— start of SUPPLIED DATA —

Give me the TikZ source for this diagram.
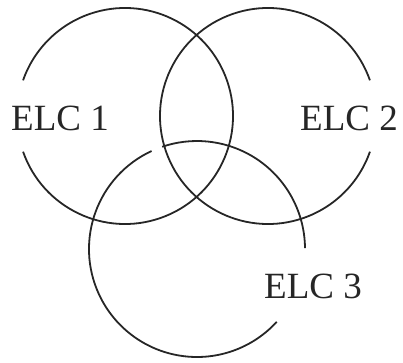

— end of SUPPLIED DATA —
— start of SUPPLIED DATA —

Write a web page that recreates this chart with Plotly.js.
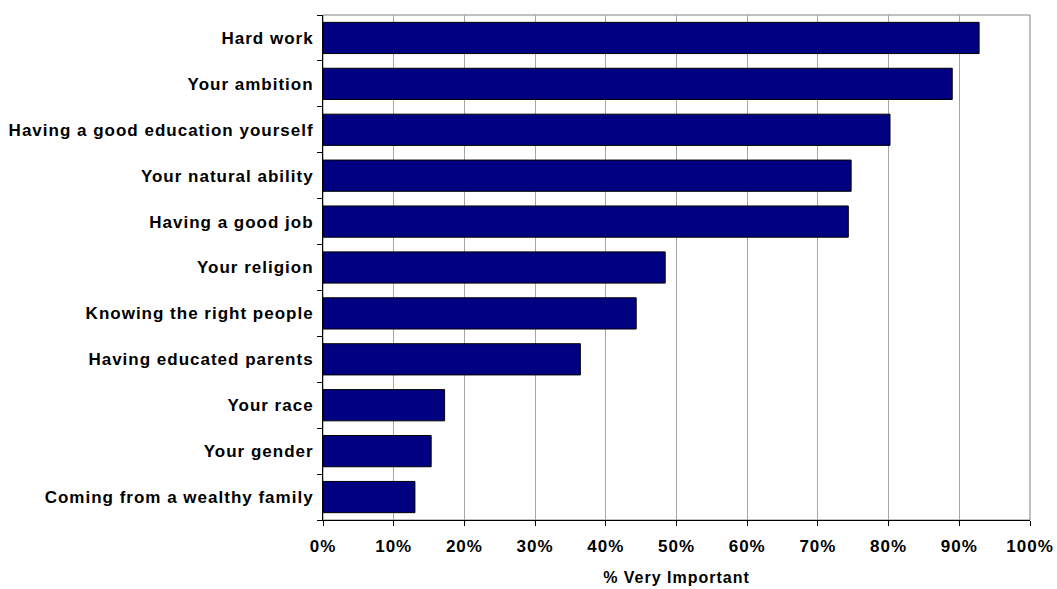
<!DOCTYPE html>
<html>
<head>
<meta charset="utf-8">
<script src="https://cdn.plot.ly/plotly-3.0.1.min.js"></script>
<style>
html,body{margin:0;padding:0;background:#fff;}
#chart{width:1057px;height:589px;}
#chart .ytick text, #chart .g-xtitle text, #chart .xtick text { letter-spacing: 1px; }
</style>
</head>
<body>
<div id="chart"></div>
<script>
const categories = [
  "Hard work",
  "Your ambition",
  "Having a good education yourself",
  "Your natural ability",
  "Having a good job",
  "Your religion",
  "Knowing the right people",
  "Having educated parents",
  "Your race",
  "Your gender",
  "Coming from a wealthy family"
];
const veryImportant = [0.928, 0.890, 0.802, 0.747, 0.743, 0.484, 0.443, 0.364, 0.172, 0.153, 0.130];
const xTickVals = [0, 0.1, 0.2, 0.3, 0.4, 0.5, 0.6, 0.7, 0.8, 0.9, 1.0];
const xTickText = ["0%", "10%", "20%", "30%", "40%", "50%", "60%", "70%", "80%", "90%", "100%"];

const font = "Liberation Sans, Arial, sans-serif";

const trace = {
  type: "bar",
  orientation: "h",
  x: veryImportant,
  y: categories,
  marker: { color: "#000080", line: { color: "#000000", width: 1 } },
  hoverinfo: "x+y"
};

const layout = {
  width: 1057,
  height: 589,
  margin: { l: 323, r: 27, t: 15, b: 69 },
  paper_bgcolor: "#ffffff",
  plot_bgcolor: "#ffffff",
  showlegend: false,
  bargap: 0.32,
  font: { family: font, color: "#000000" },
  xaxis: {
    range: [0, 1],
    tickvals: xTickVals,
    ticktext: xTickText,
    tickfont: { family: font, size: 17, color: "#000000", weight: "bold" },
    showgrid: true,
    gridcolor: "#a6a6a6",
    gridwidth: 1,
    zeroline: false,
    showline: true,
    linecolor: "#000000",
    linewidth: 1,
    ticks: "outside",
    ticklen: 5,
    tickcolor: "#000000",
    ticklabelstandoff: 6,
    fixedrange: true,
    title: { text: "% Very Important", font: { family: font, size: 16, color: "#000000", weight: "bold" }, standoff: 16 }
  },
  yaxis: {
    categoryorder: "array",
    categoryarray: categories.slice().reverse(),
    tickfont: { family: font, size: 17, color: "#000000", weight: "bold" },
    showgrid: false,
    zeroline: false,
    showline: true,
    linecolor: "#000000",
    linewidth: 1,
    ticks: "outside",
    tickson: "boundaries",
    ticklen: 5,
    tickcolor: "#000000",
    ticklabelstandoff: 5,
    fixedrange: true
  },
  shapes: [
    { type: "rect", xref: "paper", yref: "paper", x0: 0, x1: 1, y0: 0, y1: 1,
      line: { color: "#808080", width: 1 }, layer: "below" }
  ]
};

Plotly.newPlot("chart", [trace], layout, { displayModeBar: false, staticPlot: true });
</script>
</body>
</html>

— end of SUPPLIED DATA —

How many of the lines in the listing above hold the word "chart"? Report only that figure.

5